PROBLEM DESCRIPTION: Return all lines in the material below that contain "matplotlib".

DATA LINES:
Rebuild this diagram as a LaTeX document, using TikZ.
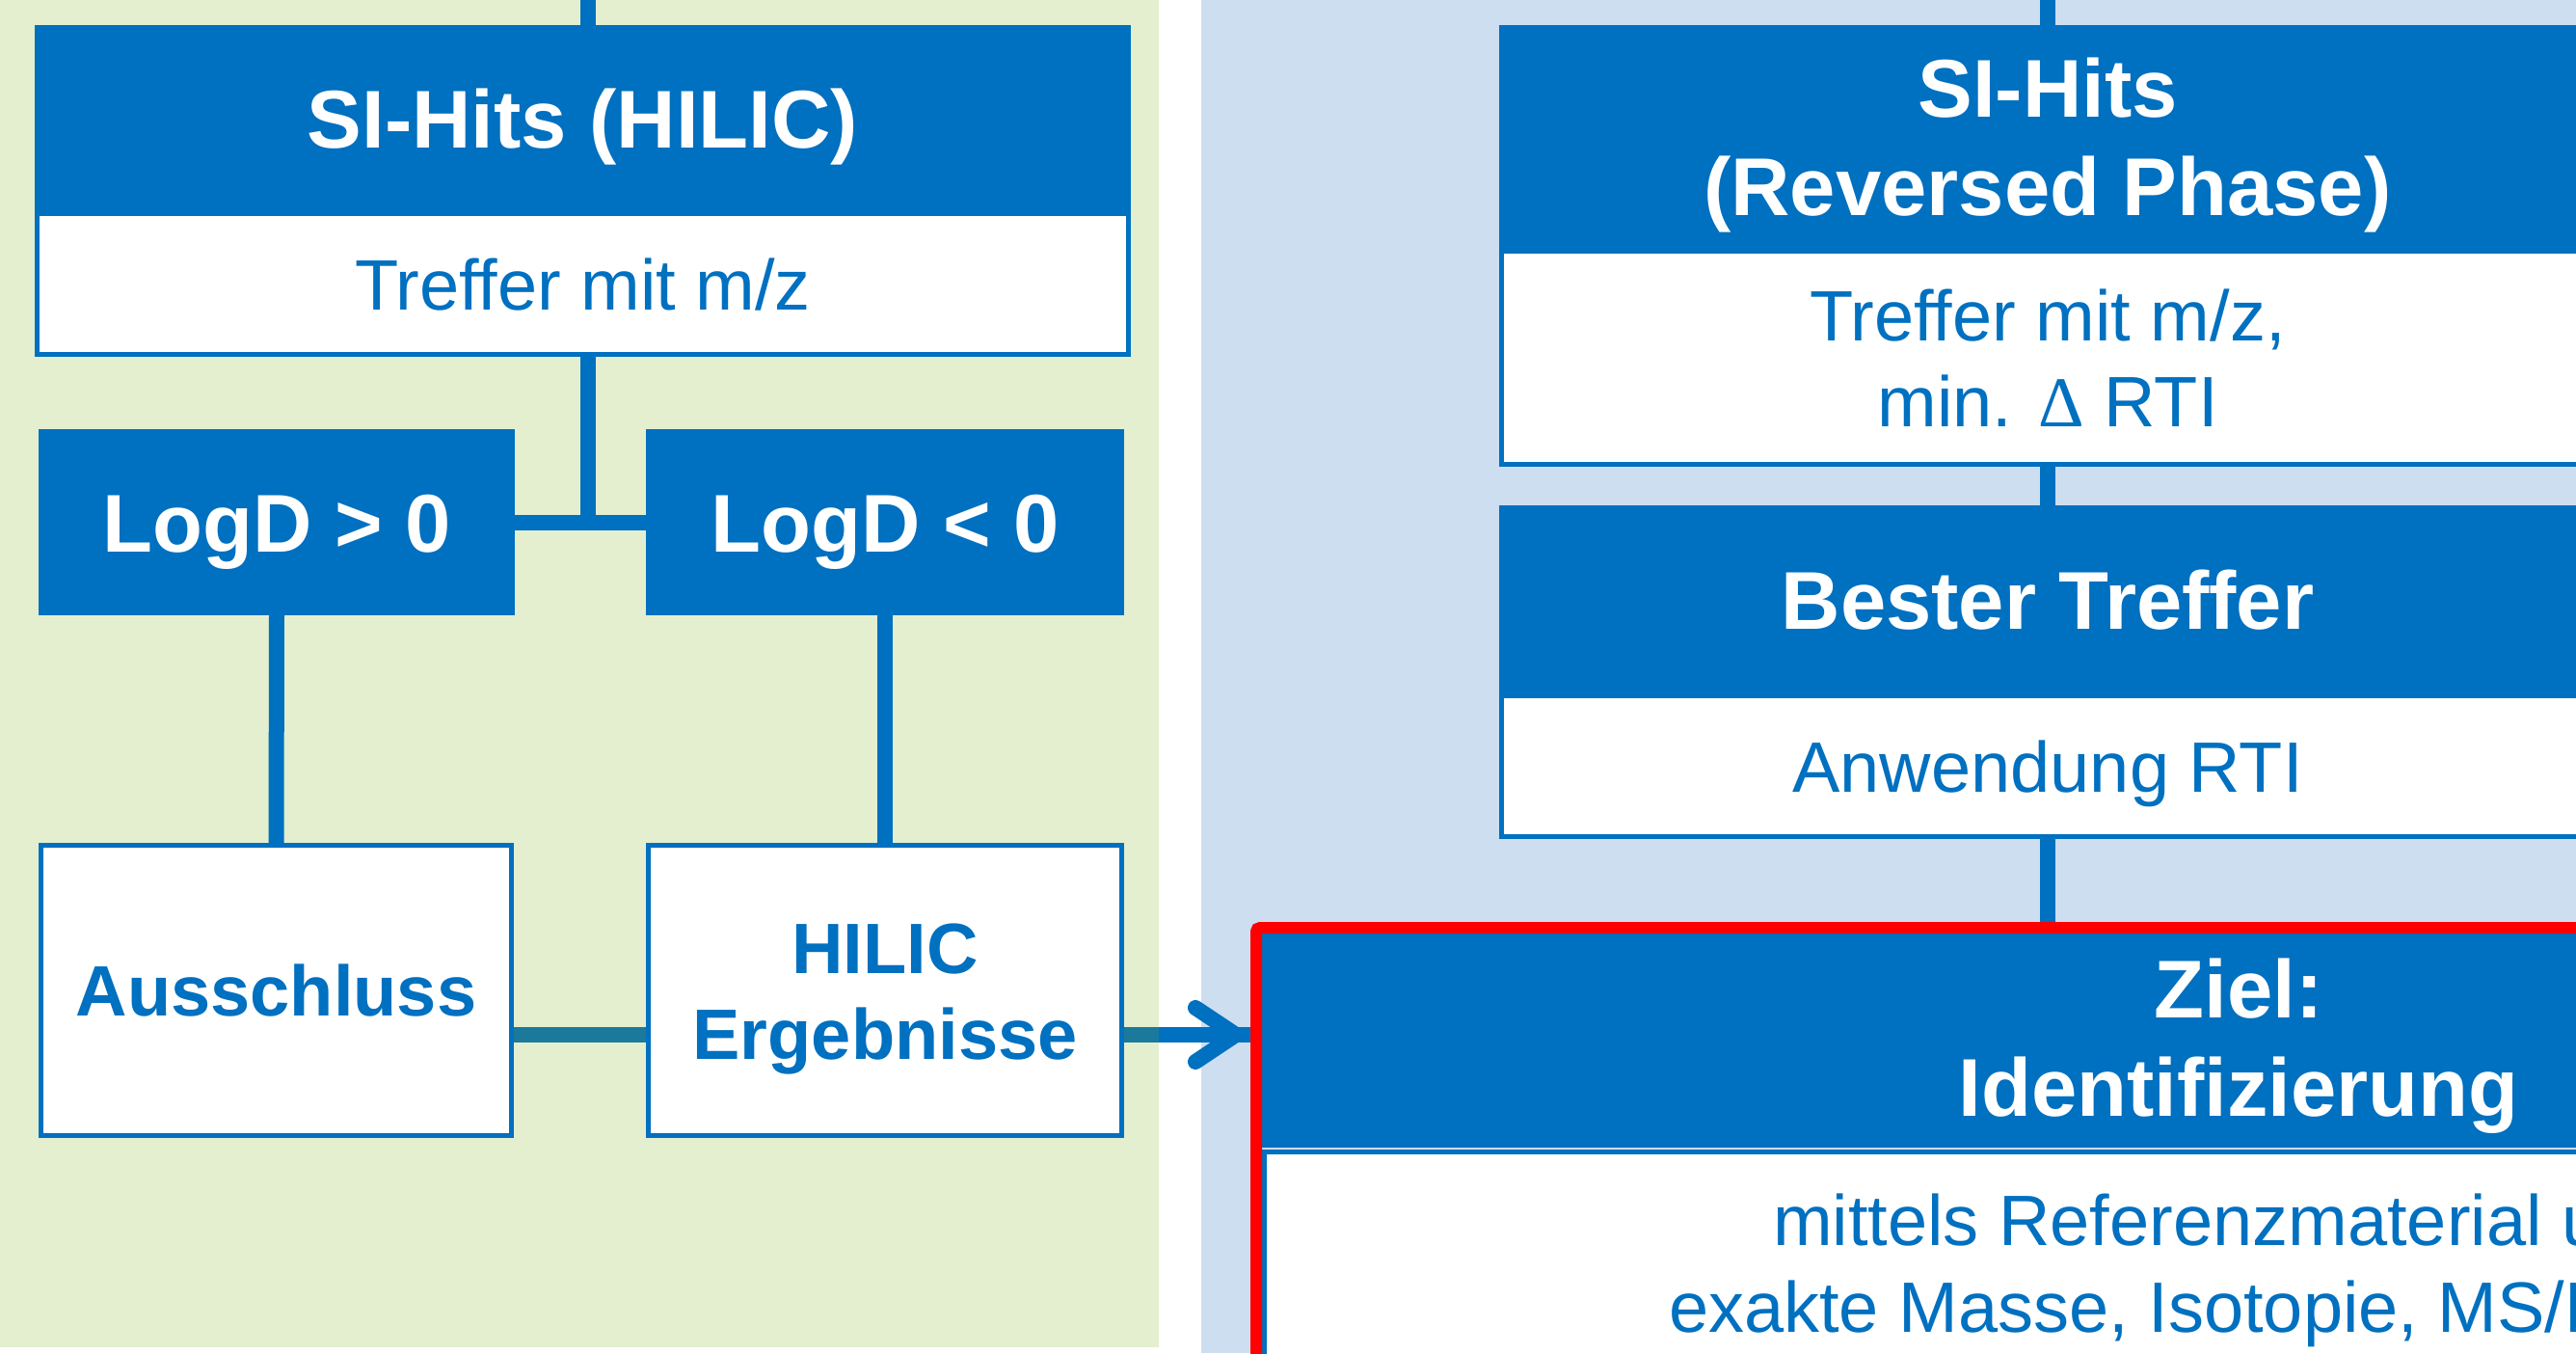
\documentclass[tikz,border=0pt]{standalone}
\usepackage{fontspec}
\setmainfont{Liberation Sans}
\newfontfamily\deltafont{Liberation Serif}
\usetikzlibrary{calc}
\definecolor{bggreen}{HTML}{E3EFCF}
\definecolor{bgblue}{HTML}{CDDEF1}
\definecolor{boxblue}{HTML}{0070C0}
\definecolor{tealc}{HTML}{1B7A9B}
\definecolor{redc}{HTML}{FF0000}
\pgfdeclarelayer{panels}
\pgfdeclarelayer{links}
\pgfsetlayers{panels,links,main}
\begin{document}
\begin{tikzpicture}[x=1pt,y=-1pt,
  every node/.style={inner sep=0pt, outer sep=0pt, anchor=north west},
  headbox/.style={fill=boxblue, text=white, font=\fontsize{85}{102}\selectfont\bfseries, align=center, text height=61pt, text depth=0pt},
  headtwo/.style={headbox, text height=163pt},
  bodybox/.style={fill=white, draw=boxblue, line width=5pt, text=boxblue, font=\fontsize{74}{89}\selectfont, align=center, text height=53pt, text depth=0pt},
  bodytwo/.style={bodybox, text height=142pt},
  boldbody/.style={bodybox, font=\fontsize{74}{89}\selectfont\bfseries},
  boldtwo/.style={boldbody, text height=142pt},
  bodytext/.style={text=boxblue, font=\fontsize{74}{90.5}\selectfont, align=left, text height=143.5pt, text depth=0pt},
  conn/.style={draw=boxblue, line width=16pt},
  tconn/.style={draw=tealc, line width=16pt},
]
\useasboundingbox (0,0) rectangle (2672,1403);

\begin{pgfonlayer}{panels}
\node[fill=bggreen, minimum width=1202pt, minimum height=1397pt] (green) at (0,0) {};
\node[fill=bgblue, minimum width=1430pt, minimum height=1403pt] (blue) at (1246,0) {};
\end{pgfonlayer}

% left column
\node[headbox, minimum width=1137pt, minimum height=193pt] (hilichead) at (36,26) {SI-Hits (HILIC)};
\node[bodybox, minimum width=1132pt, minimum height=146pt] (hilicbody) at (38.5,221.5) {Treffer mit m/z};
\node[headbox, minimum width=494pt, minimum height=193pt] (logpos) at (40,445) {LogD > 0};
\node[headbox, minimum width=496pt, minimum height=193pt] (logneg) at (670,445) {LogD < 0};
\node[boldbody, minimum width=488pt, minimum height=301pt] (aus) at (42.5,876.5) {Ausschluss};
\node[boldtwo, minimum width=491pt, minimum height=301pt] (hres) at (672.5,876.5) {HILIC\\Ergebnisse};

% right column
\node[headtwo, minimum width=1138pt, minimum height=232pt] (rphead) at (1555,26) {SI-Hits\\(Reversed Phase)};
\node[bodytwo, minimum width=1133pt, minimum height=221pt] (rpbody) at (1557.5,260.5) {Treffer mit m/z,\\min. {\deltafont Δ} RTI};
\node[headbox, minimum width=1138pt, minimum height=195pt] (besthead) at (1555,524) {Bester Treffer};
\node[bodybox, minimum width=1133pt, minimum height=146pt] (bestbody) at (1557.5,721.5) {Anwendung RTI};

% target box
\node[headtwo, minimum width=2026pt, minimum height=215pt] (zielhead) at (1309,968) {Ziel:\\Identifizierung};
\node[bodybox, minimum width=2022pt, minimum height=240pt] (zielbody) at (1311.5,1194.5) {};
\node[bodytext] (zieltext) at (1731,1238) {\hspace*{108pt}mittels Referenzmaterial und\\exakte Masse, Isotopie, MS/MS};
\node[draw=redc, line width=12pt, rounded corners=4pt, outer sep=6pt, minimum width=2038pt, minimum height=472pt] (zielframe) at (1297,956) {};

\coordinate (topL) at (610,0);
\coordinate (jL) at (610,541.5);
\coordinate (ay) at (0,1073);
\coordinate (topR) at (2124,0);

\begin{pgfonlayer}{links}
\fill[boxblue] (zielhead.south west) rectangle ([yshift=-7pt]zielhead.south east);
\draw[conn] (topL) -- (topL |- hilichead.north);
\draw[conn] (jL |- hilicbody.south) -- (jL);
\draw[conn] (logpos.east) -- (logneg.west);
\draw[conn] (logpos.south) -- (aus.north);
\draw[conn] (logneg.south) -- (hres.north);
\draw[tconn] (aus.east |- ay) -- (hres.west |- ay);
\draw[conn] (hres.east |- ay) -- (zielframe.west |- ay);
\draw[tconn] (hres.east |- ay) -- (green.east |- ay);
\path (zielframe.west |- ay) coordinate (tipA);
\coordinate (tipc) at ([xshift=-15pt]tipA);
\draw[conn, line cap=round, line join=miter] ([xshift=-42pt,yshift=28pt]tipc) -- (tipc) -- ([xshift=-42pt,yshift=-28pt]tipc);
\draw[conn] (topR) -- (topR |- rphead.north);
\draw[conn] (rpbody.south) -- (besthead.north);
\draw[conn] (bestbody.south) -- (bestbody.south |- zielframe.north);
\end{pgfonlayer}
\end{tikzpicture}
\end{document}
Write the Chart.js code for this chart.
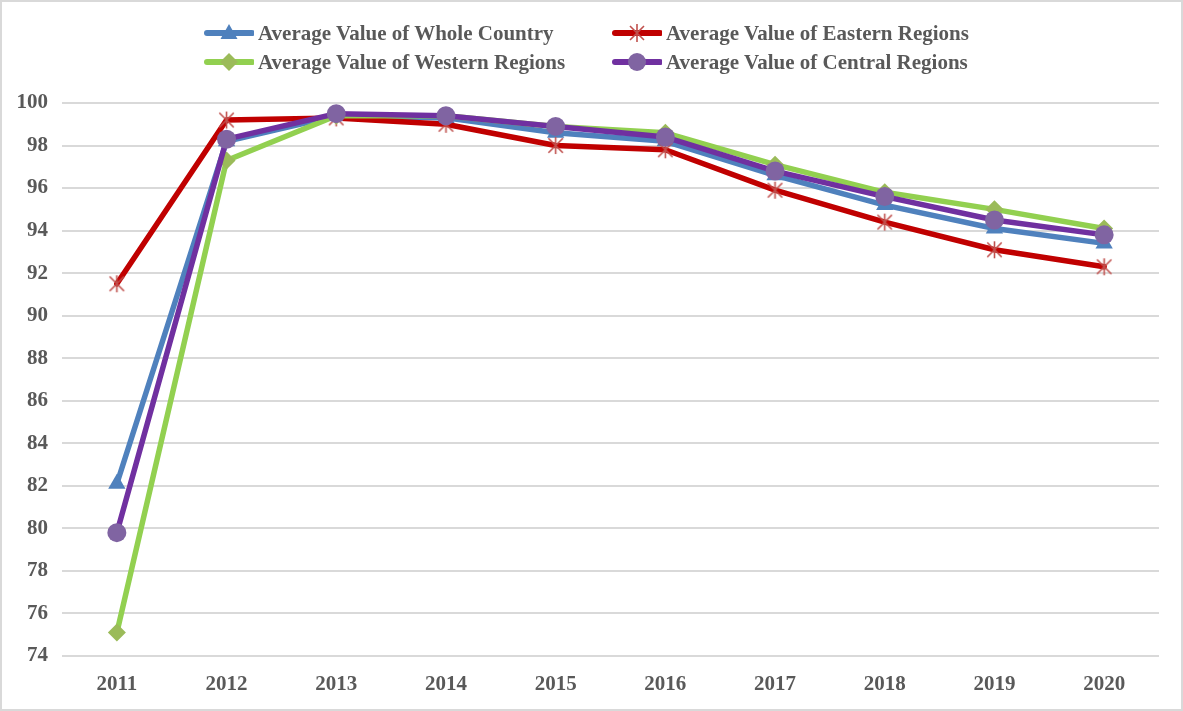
<!DOCTYPE html>
<html>
<head>
<meta charset="utf-8">
<script src="https://cdn.jsdelivr.net/npm/chart.js@4.4.0/dist/chart.umd.min.js"></script>
<style>
    body { margin: 0; background: #fff; }
    #wrap { position: relative; width: 1183px; height: 711px; }
    #legend { position: absolute; left: 0; top: 0; width: 100%; height: 0; }
    .item {
        position: absolute;
        display: flex;
        align-items: center;
        height: 24px;
        font: bold 21px "Liberation Serif", "Times New Roman", serif;
        color: #595959;
        white-space: nowrap;
    }
    .item svg { margin-right: 4px; }
</style>
</head>
<body>
<div id="wrap">
    <canvas id="lineChart" width="1183" height="711"></canvas>
    <div id="legend"></div>
</div>
<script>
// data read from the picture
const years = ['2011', '2012', '2013', '2014', '2015', '2016', '2017', '2018', '2019', '2020'];
const wholeCountry = [82.1, 98.2, 99.4, 99.3, 98.6, 98.2, 96.6, 95.2, 94.1, 93.4];
const easternRegions = [91.5, 99.2, 99.3, 99.0, 98.0, 97.8, 95.9, 94.4, 93.1, 92.3];
const westernRegions = [75.1, 97.3, 99.4, 99.4, 98.9, 98.6, 97.1, 95.8, 95.0, 94.1];
const centralRegions = [79.8, 98.3, 99.5, 99.4, 98.9, 98.4, 96.8, 95.6, 94.5, 93.8];
const seriesNames = [
    'Average Value of Whole Country',
    'Average Value of Eastern Regions',
    'Average Value of Western Regions',
    'Average Value of Central Regions'
];
const yTicks = { min: 74, max: 100, step: 2 };

const tickFont = { family: '"Liberation Serif", "Times New Roman", serif', size: 21, weight: 'bold' };

// Excel style asterisk marker (X plus vertical stroke)
function makeStar(r, color) {
    const c = document.createElement('canvas');
    const s = Math.ceil(r * 2 + 4);
    c.width = s; c.height = s;
    const g = c.getContext('2d');
    const m = s / 2;
    g.strokeStyle = color;
    g.lineWidth = 1.6;
    g.beginPath();
    const d = r * 0.85;
    g.moveTo(m - d, m - d); g.lineTo(m + d, m + d);
    g.moveTo(m + d, m - d); g.lineTo(m - d, m + d);
    g.moveTo(m, m - r); g.lineTo(m, m + r);
    g.stroke();
    return c;
}
const starPoint = makeStar(8.5, '#C0504D');

const series = [
    { label: seriesNames[0], data: wholeCountry, line: '#4F81BD', mark: '#4F81BD', style: 'triangle', radius: 10 },
    { label: seriesNames[1], data: easternRegions, line: '#C00000', mark: '#C0504D', style: starPoint, radius: 8.5 },
    { label: seriesNames[2], data: westernRegions, line: '#92D050', mark: '#9BBB59', style: 'rectRot', radius: 9 },
    { label: seriesNames[3], data: centralRegions, line: '#7030A0', mark: '#8064A2', style: 'circle', radius: 9.5 }
];

// chart.js draws dataset 0 on top, so feed them reversed (central ends up on top)
const datasets = series.slice().reverse().map(s => ({
    label: s.label,
    data: s.data,
    borderColor: s.line,
    backgroundColor: s.mark,
    borderWidth: 5.5,
    borderJoinStyle: 'round',
    borderCapStyle: 'round',
    tension: 0,
    pointStyle: s.style,
    pointRadius: s.radius,
    pointHoverRadius: s.radius,
    pointBorderWidth: 0,
    pointBackgroundColor: s.mark,
    pointBorderColor: s.mark
}));

const framePlugin = {
    id: 'frame',
    beforeDraw(chart) {
        const { ctx, width, height } = chart;
        ctx.save();
        ctx.fillStyle = '#fff';
        ctx.fillRect(0, 0, width, height);
        ctx.strokeStyle = '#d9d9d9';
        ctx.lineWidth = 2;
        ctx.strokeRect(1, 1, width - 2, height - 2);
        ctx.restore();
    }
};

new Chart(document.getElementById('lineChart'), {
    type: 'line',
    data: { labels: years, datasets: datasets },
    options: {
        responsive: false,
        animation: false,
        layout: { padding: { top: 103, right: 24, bottom: 0, left: 0 } },
        plugins: {
            legend: { display: false },
            tooltip: { enabled: false }
        },
        scales: {
            x: {
                offset: true,
                grid: { display: false },
                border: { display: false },
                ticks: { font: tickFont, color: '#595959', padding: 8, maxRotation: 0 },
                afterFit(scale) { scale.height = 55; }
            },
            y: {
                min: yTicks.min,
                max: yTicks.max,
                grid: { color: '#d9d9d9', lineWidth: 2, drawTicks: false },
                border: { display: false },
                ticks: { stepSize: yTicks.step, font: tickFont, color: '#595959', padding: 14 },
                afterFit(scale) { scale.width = 62; }
            }
        }
    },
    plugins: [framePlugin]
});

// html legend, two columns like the original
function legendIcon(s) {
    const ns = 'http://www.w3.org/2000/svg';
    const svg = document.createElementNS(ns, 'svg');
    svg.setAttribute('width', '54');
    svg.setAttribute('height', '22');
    const ln = document.createElementNS(ns, 'line');
    ln.setAttribute('x1', '7'); ln.setAttribute('x2', '52');
    ln.setAttribute('y1', '11'); ln.setAttribute('y2', '11');
    ln.setAttribute('stroke', s.line);
    ln.setAttribute('stroke-width', '6');
    ln.setAttribute('stroke-linecap', 'round');
    svg.appendChild(ln);
    let mk;
    if (s.style === 'triangle') {
        mk = document.createElementNS(ns, 'polygon');
        mk.setAttribute('points', '29,2 37.5,17 20.5,17');
        mk.setAttribute('fill', s.mark);
    } else if (s.style === 'rectRot') {
        mk = document.createElementNS(ns, 'polygon');
        mk.setAttribute('points', '29,2 38,11 29,20 20,11');
        mk.setAttribute('fill', s.mark);
    } else if (s.style === 'circle') {
        mk = document.createElementNS(ns, 'circle');
        mk.setAttribute('cx', '29'); mk.setAttribute('cy', '11'); mk.setAttribute('r', '9');
        mk.setAttribute('fill', s.mark);
    } else {
        mk = document.createElementNS(ns, 'path');
        mk.setAttribute('d', 'M22,4 L36,18 M36,4 L22,18 M29,2 L29,20');
        mk.setAttribute('stroke', s.mark);
        mk.setAttribute('stroke-width', '1.6');
    }
    svg.appendChild(mk);
    return svg;
}

const legendPos = [[200, 21], [608, 21], [200, 50], [608, 50]];
const legendBox = document.getElementById('legend');
series.forEach((s, i) => {
    const div = document.createElement('div');
    div.className = 'item';
    div.style.left = legendPos[i][0] + 'px';
    div.style.top = legendPos[i][1] + 'px';
    div.appendChild(legendIcon(s));
    const span = document.createElement('span');
    span.textContent = s.label;
    div.appendChild(span);
    legendBox.appendChild(div);
});
</script>
</body>
</html>
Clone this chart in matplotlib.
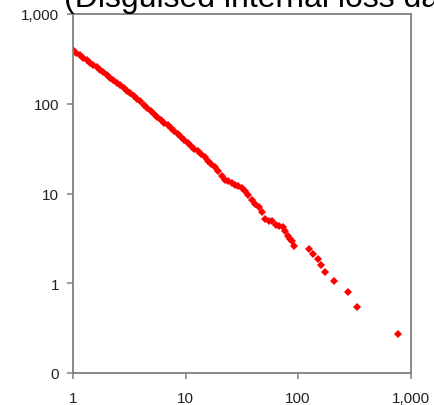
import matplotlib
matplotlib.use("Agg")
import matplotlib.pyplot as plt
from matplotlib.ticker import FixedLocator, NullLocator

plt.rcParams['font.family'] = ['Liberation Sans', 'DejaVu Sans']

# Loss size vs. frequency of exceedance (log-log)
loss_size = [
    1.00, 1.07, 1.15, 1.23, 1.32, 1.41, 1.51, 1.62, 1.74, 1.86,
    2.00, 2.14, 2.29, 2.45, 2.63, 2.82, 3.02, 3.24, 3.47, 3.72,
    3.98, 4.27, 4.57, 4.90, 5.25, 5.62, 6.03, 6.46, 6.92, 7.41,
    7.94, 8.51, 9.12, 9.77, 10.5, 11.2, 12.0, 12.9, 13.8, 14.8,
    15.8, 17.0, 18.2, 19.5, 20.9, 22.4, 24.0, 25.7, 27.5, 29.5,
    31.6, 33.9, 36.3, 38.9, 41.7, 44.7, 47.9, 51.3, 55.0, 58.6,
    64.0, 68.0, 73.4, 77.0, 82.3, 85.5, 88.3, 92.5,
    126.5, 135.8, 149.8, 159.3, 173.5, 208.5, 280.7, 334.0, 774.0,
]
frequency = [
    394, 370, 348, 326, 306, 288, 270, 254, 238, 224,
    209, 196, 183, 171, 160, 149, 140, 131, 122, 114,
    106, 98.0, 90.6, 84.0, 77.8, 72.1, 66.7, 61.8, 57.3, 53.0,
    49.1, 45.5, 42.1, 39.0, 36.1, 33.5, 31.3, 29.4, 27.5, 25.4,
    23.3, 21.4, 19.7, 18.0, 15.5, 14.3, 13.7, 13.2, 12.5, 12.0,
    11.5, 10.7, 9.66, 8.50, 7.60, 7.00, 6.30, 5.20, 4.90, 4.90,
    4.49, 4.35, 4.20, 3.85, 3.39, 3.15, 2.98, 2.62,
    2.39, 2.12, 1.86, 1.61, 1.35, 1.05, 0.80, 0.54, 0.27,
]

x_ticks = [1, 10, 100, 1000]
x_labels = ["1", "10", "100", "1,000"]
y_ticks = [0.1, 1, 10, 100, 1000]
y_labels = ["0", "1", "10", "100", "1,000"]

W, H = 434, 406
fig = plt.figure(figsize=(W / 100, H / 100), dpi=100)
fig.patch.set_facecolor("white")

left, right, top, bottom = 73, 410.5, 15, 374
ax = fig.add_axes([left / W, 1 - bottom / H, (right - left) / W, (bottom - top) / H])

ax.plot(loss_size, frequency, linestyle="none", marker="D", markersize=4.4,
        color="#FF0000", markeredgewidth=0)

ax.set_xscale("log")
ax.set_yscale("log")
ax.set_xlim(1, 1000)
ax.set_ylim(0.1, 1000)

ax.xaxis.set_major_locator(FixedLocator(x_ticks))
ax.xaxis.set_minor_locator(NullLocator())
ax.yaxis.set_major_locator(FixedLocator(y_ticks))
ax.yaxis.set_minor_locator(NullLocator())
ax.set_xticklabels(x_labels)
ax.set_yticklabels(y_labels)

for s in ax.spines.values():
    s.set_color("#808080")
    s.set_linewidth(1.3)

ax.tick_params(axis="both", which="major", direction="out", length=4,
               width=1.1, color="#808080", labelsize=11, labelcolor="#222222")
ax.tick_params(axis="x", pad=9)
ax.tick_params(axis="y", pad=6)

fig.text(64 / W, 1 - 7 / H, "(Disguised internal loss data)", fontsize=23.0,
         ha="left", va="baseline", color="black")

fig.savefig("out.png", dpi=100, facecolor="white")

RESPONSE BELOW:
Clone this chart in matplotlib.
import matplotlib
matplotlib.use("Agg")
import matplotlib.pyplot as plt
from matplotlib.ticker import FixedLocator, NullLocator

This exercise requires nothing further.